STATED PROBLEM: Without including any pictures, copy each entry below exactly.

RECORDS PROVIDED:

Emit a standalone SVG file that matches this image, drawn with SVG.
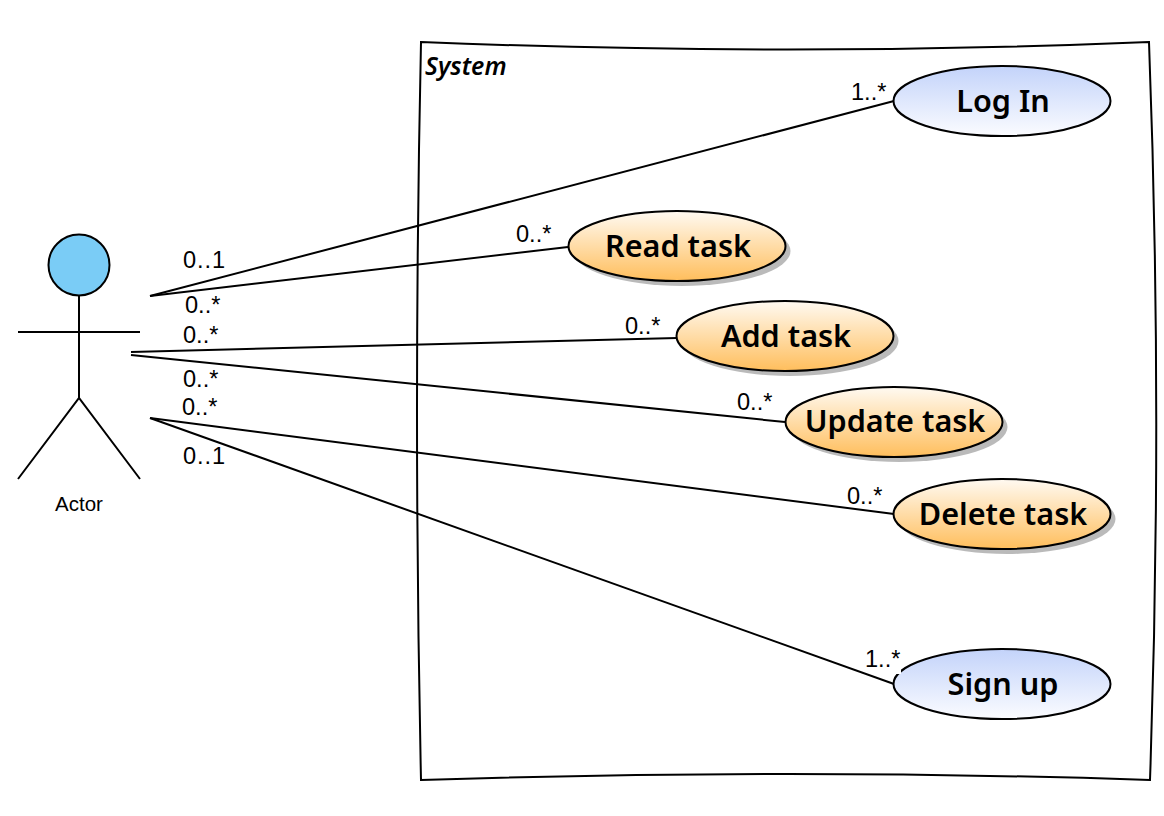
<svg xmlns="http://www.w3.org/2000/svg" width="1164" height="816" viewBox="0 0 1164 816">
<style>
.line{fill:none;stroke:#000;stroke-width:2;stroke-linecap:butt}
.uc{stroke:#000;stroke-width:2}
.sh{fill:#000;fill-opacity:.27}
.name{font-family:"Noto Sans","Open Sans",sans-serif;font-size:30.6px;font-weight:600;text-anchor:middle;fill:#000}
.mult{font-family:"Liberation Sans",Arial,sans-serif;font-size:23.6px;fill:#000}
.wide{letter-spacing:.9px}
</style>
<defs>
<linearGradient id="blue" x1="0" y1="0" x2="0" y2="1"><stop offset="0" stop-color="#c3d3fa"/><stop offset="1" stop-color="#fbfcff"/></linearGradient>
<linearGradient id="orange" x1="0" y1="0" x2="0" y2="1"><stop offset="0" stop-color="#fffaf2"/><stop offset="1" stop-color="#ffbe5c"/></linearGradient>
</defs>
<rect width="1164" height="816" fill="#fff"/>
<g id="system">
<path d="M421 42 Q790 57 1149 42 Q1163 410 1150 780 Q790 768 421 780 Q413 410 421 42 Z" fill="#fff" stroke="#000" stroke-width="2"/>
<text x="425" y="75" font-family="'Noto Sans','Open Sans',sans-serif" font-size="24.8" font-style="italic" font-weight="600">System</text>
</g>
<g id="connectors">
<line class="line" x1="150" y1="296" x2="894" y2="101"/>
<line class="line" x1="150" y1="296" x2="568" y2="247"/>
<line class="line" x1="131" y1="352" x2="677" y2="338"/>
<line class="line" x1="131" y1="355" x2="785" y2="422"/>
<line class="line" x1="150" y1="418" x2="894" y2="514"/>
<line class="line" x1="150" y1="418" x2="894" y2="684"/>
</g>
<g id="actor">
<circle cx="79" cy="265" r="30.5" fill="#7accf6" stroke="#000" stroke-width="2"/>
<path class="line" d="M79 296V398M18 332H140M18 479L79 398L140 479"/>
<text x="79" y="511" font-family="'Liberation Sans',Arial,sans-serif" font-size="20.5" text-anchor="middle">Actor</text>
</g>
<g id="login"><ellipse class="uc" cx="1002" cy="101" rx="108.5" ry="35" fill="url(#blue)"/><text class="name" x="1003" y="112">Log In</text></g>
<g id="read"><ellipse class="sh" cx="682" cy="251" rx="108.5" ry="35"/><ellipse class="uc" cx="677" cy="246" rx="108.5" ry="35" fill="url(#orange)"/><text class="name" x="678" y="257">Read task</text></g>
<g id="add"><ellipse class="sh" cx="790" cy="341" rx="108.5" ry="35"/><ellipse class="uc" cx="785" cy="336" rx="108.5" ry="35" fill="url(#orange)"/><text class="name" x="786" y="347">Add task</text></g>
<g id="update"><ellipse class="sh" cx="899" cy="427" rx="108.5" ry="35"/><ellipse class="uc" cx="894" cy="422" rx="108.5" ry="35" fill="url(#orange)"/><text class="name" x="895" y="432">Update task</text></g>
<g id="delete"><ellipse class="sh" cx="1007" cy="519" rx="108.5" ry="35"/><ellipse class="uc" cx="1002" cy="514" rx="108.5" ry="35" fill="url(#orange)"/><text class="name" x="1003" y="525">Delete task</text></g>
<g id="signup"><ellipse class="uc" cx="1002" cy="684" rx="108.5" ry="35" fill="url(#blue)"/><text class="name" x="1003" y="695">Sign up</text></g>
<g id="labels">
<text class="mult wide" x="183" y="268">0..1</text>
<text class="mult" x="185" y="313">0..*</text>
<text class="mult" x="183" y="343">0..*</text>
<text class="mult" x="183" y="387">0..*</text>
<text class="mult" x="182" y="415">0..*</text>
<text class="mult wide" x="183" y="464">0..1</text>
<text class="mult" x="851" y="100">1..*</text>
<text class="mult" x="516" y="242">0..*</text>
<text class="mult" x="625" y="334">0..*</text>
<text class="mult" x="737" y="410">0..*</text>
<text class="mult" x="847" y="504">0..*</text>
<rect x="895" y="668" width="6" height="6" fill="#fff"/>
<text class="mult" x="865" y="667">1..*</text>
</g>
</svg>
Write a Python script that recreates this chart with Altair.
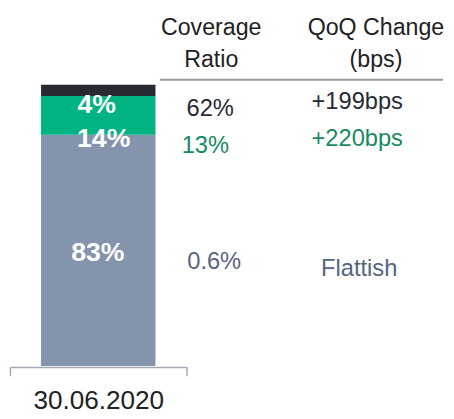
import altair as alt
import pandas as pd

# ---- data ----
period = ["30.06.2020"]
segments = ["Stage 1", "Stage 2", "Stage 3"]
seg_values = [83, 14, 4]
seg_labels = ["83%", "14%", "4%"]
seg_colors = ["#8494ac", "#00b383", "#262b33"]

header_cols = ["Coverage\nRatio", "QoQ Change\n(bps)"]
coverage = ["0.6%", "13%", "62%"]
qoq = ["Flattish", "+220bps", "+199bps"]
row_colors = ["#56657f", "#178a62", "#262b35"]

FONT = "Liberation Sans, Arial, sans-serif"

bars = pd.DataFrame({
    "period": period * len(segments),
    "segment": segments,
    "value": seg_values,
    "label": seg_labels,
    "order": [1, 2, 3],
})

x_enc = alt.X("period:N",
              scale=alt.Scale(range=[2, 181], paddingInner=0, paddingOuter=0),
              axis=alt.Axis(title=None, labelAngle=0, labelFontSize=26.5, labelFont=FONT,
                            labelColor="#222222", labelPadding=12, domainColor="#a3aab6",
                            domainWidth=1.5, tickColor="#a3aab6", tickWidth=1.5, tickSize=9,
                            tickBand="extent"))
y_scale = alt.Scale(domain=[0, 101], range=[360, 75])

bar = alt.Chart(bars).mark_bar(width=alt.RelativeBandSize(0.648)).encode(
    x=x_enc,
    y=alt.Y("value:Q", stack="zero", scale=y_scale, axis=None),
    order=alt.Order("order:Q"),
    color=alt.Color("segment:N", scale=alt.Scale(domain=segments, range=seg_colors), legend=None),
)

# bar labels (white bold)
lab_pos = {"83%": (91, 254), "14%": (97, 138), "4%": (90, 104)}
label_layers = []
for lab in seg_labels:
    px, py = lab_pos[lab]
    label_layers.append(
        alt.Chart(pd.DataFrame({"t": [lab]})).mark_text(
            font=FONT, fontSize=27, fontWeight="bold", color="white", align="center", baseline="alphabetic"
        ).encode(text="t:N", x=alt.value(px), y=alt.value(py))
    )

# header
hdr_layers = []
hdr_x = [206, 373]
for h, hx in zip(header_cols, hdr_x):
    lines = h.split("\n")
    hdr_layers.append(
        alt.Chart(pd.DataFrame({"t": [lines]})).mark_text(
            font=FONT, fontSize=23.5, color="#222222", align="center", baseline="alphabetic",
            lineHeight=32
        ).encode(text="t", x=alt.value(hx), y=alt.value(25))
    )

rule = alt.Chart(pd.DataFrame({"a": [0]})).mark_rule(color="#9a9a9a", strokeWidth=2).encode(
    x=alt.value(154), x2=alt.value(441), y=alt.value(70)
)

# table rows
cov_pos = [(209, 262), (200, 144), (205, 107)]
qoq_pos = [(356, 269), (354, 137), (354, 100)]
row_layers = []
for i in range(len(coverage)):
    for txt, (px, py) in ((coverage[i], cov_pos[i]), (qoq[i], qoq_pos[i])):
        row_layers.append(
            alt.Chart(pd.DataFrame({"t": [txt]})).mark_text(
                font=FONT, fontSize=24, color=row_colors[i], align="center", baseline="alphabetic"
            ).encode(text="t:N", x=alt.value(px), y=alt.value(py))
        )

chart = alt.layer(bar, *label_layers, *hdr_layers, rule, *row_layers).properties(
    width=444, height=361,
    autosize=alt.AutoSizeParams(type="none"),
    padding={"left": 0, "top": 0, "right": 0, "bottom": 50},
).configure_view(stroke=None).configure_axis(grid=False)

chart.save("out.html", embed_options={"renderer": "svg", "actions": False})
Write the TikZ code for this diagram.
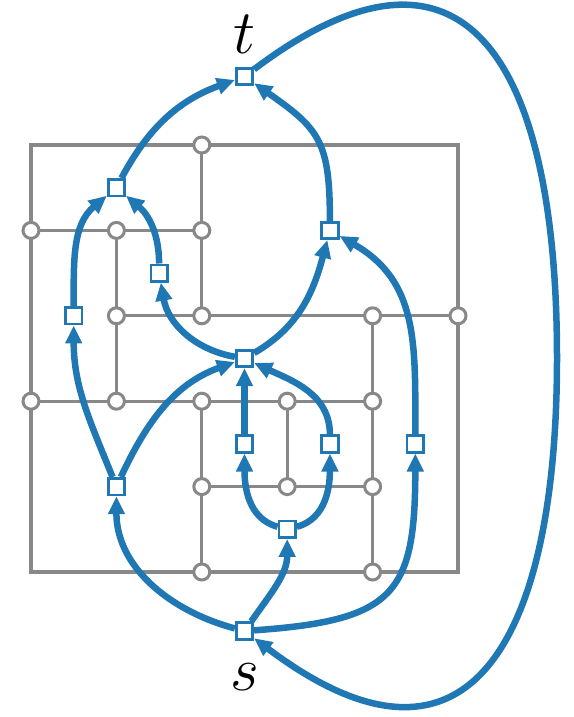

FINAL ANSWER:
Emit a standalone SVG file that matches this image, drawn with SVG.
<svg xmlns="http://www.w3.org/2000/svg" width="1164" height="816" viewBox="0 0 1164 816">
<style>
.line{fill:none;stroke:#000;stroke-width:2;stroke-linecap:butt}
.uc{stroke:#000;stroke-width:2}
.sh{fill:#000;fill-opacity:.27}
.name{font-family:"Noto Sans","Open Sans",sans-serif;font-size:30.6px;font-weight:600;text-anchor:middle;fill:#000}
.mult{font-family:"Liberation Sans",Arial,sans-serif;font-size:23.6px;fill:#000}
.wide{letter-spacing:.9px}
</style>
<defs>
<linearGradient id="blue" x1="0" y1="0" x2="0" y2="1"><stop offset="0" stop-color="#c3d3fa"/><stop offset="1" stop-color="#fbfcff"/></linearGradient>
<linearGradient id="orange" x1="0" y1="0" x2="0" y2="1"><stop offset="0" stop-color="#fffaf2"/><stop offset="1" stop-color="#ffbe5c"/></linearGradient>
</defs>
<rect width="1164" height="816" fill="#fff"/>
<g id="system">
<path d="M421 42 Q790 57 1149 42 Q1163 410 1150 780 Q790 768 421 780 Q413 410 421 42 Z" fill="#fff" stroke="#000" stroke-width="2"/>
<text x="425" y="75" font-family="'Noto Sans','Open Sans',sans-serif" font-size="24.8" font-style="italic" font-weight="600">System</text>
</g>
<g id="connectors">
<line class="line" x1="150" y1="296" x2="894" y2="101"/>
<line class="line" x1="150" y1="296" x2="568" y2="247"/>
<line class="line" x1="131" y1="352" x2="677" y2="338"/>
<line class="line" x1="131" y1="355" x2="785" y2="422"/>
<line class="line" x1="150" y1="418" x2="894" y2="514"/>
<line class="line" x1="150" y1="418" x2="894" y2="684"/>
</g>
<g id="actor">
<circle cx="79" cy="265" r="30.5" fill="#7accf6" stroke="#000" stroke-width="2"/>
<path class="line" d="M79 296V398M18 332H140M18 479L79 398L140 479"/>
<text x="79" y="511" font-family="'Liberation Sans',Arial,sans-serif" font-size="20.5" text-anchor="middle">Actor</text>
</g>
<g id="login"><ellipse class="uc" cx="1002" cy="101" rx="108.5" ry="35" fill="url(#blue)"/><text class="name" x="1003" y="112">Log In</text></g>
<g id="read"><ellipse class="sh" cx="682" cy="251" rx="108.5" ry="35"/><ellipse class="uc" cx="677" cy="246" rx="108.5" ry="35" fill="url(#orange)"/><text class="name" x="678" y="257">Read task</text></g>
<g id="add"><ellipse class="sh" cx="790" cy="341" rx="108.5" ry="35"/><ellipse class="uc" cx="785" cy="336" rx="108.5" ry="35" fill="url(#orange)"/><text class="name" x="786" y="347">Add task</text></g>
<g id="update"><ellipse class="sh" cx="899" cy="427" rx="108.5" ry="35"/><ellipse class="uc" cx="894" cy="422" rx="108.5" ry="35" fill="url(#orange)"/><text class="name" x="895" y="432">Update task</text></g>
<g id="delete"><ellipse class="sh" cx="1007" cy="519" rx="108.5" ry="35"/><ellipse class="uc" cx="1002" cy="514" rx="108.5" ry="35" fill="url(#orange)"/><text class="name" x="1003" y="525">Delete task</text></g>
<g id="signup"><ellipse class="uc" cx="1002" cy="684" rx="108.5" ry="35" fill="url(#blue)"/><text class="name" x="1003" y="695">Sign up</text></g>
<g id="labels">
<text class="mult wide" x="183" y="268">0..1</text>
<text class="mult" x="185" y="313">0..*</text>
<text class="mult" x="183" y="343">0..*</text>
<text class="mult" x="183" y="387">0..*</text>
<text class="mult" x="182" y="415">0..*</text>
<text class="mult wide" x="183" y="464">0..1</text>
<text class="mult" x="851" y="100">1..*</text>
<text class="mult" x="516" y="242">0..*</text>
<text class="mult" x="625" y="334">0..*</text>
<text class="mult" x="737" y="410">0..*</text>
<text class="mult" x="847" y="504">0..*</text>
<rect x="895" y="668" width="6" height="6" fill="#fff"/>
<text class="mult" x="865" y="667">1..*</text>
</g>
</svg>
Write a Python script that recreates this chart with Altair.
import altair as alt
import pandas as pd

# ---- data ----
period = ["30.06.2020"]
segments = ["Stage 1", "Stage 2", "Stage 3"]
seg_values = [83, 14, 4]
seg_labels = ["83%", "14%", "4%"]
seg_colors = ["#8494ac", "#00b383", "#262b33"]

header_cols = ["Coverage\nRatio", "QoQ Change\n(bps)"]
coverage = ["0.6%", "13%", "62%"]
qoq = ["Flattish", "+220bps", "+199bps"]
row_colors = ["#56657f", "#178a62", "#262b35"]

FONT = "Liberation Sans, Arial, sans-serif"

bars = pd.DataFrame({
    "period": period * len(segments),
    "segment": segments,
    "value": seg_values,
    "label": seg_labels,
    "order": [1, 2, 3],
})

x_enc = alt.X("period:N",
              scale=alt.Scale(range=[2, 181], paddingInner=0, paddingOuter=0),
              axis=alt.Axis(title=None, labelAngle=0, labelFontSize=26.5, labelFont=FONT,
                            labelColor="#222222", labelPadding=12, domainColor="#a3aab6",
                            domainWidth=1.5, tickColor="#a3aab6", tickWidth=1.5, tickSize=9,
                            tickBand="extent"))
y_scale = alt.Scale(domain=[0, 101], range=[360, 75])

bar = alt.Chart(bars).mark_bar(width=alt.RelativeBandSize(0.648)).encode(
    x=x_enc,
    y=alt.Y("value:Q", stack="zero", scale=y_scale, axis=None),
    order=alt.Order("order:Q"),
    color=alt.Color("segment:N", scale=alt.Scale(domain=segments, range=seg_colors), legend=None),
)

# bar labels (white bold)
lab_pos = {"83%": (91, 254), "14%": (97, 138), "4%": (90, 104)}
label_layers = []
for lab in seg_labels:
    px, py = lab_pos[lab]
    label_layers.append(
        alt.Chart(pd.DataFrame({"t": [lab]})).mark_text(
            font=FONT, fontSize=27, fontWeight="bold", color="white", align="center", baseline="alphabetic"
        ).encode(text="t:N", x=alt.value(px), y=alt.value(py))
    )

# header
hdr_layers = []
hdr_x = [206, 373]
for h, hx in zip(header_cols, hdr_x):
    lines = h.split("\n")
    hdr_layers.append(
        alt.Chart(pd.DataFrame({"t": [lines]})).mark_text(
            font=FONT, fontSize=23.5, color="#222222", align="center", baseline="alphabetic",
            lineHeight=32
        ).encode(text="t", x=alt.value(hx), y=alt.value(25))
    )

rule = alt.Chart(pd.DataFrame({"a": [0]})).mark_rule(color="#9a9a9a", strokeWidth=2).encode(
    x=alt.value(154), x2=alt.value(441), y=alt.value(70)
)

# table rows
cov_pos = [(209, 262), (200, 144), (205, 107)]
qoq_pos = [(356, 269), (354, 137), (354, 100)]
row_layers = []
for i in range(len(coverage)):
    for txt, (px, py) in ((coverage[i], cov_pos[i]), (qoq[i], qoq_pos[i])):
        row_layers.append(
            alt.Chart(pd.DataFrame({"t": [txt]})).mark_text(
                font=FONT, fontSize=24, color=row_colors[i], align="center", baseline="alphabetic"
            ).encode(text="t:N", x=alt.value(px), y=alt.value(py))
        )

chart = alt.layer(bar, *label_layers, *hdr_layers, rule, *row_layers).properties(
    width=444, height=361,
    autosize=alt.AutoSizeParams(type="none"),
    padding={"left": 0, "top": 0, "right": 0, "bottom": 50},
).configure_view(stroke=None).configure_axis(grid=False)

chart.save("out.html", embed_options={"renderer": "svg", "actions": False})
Write the TikZ code for this diagram.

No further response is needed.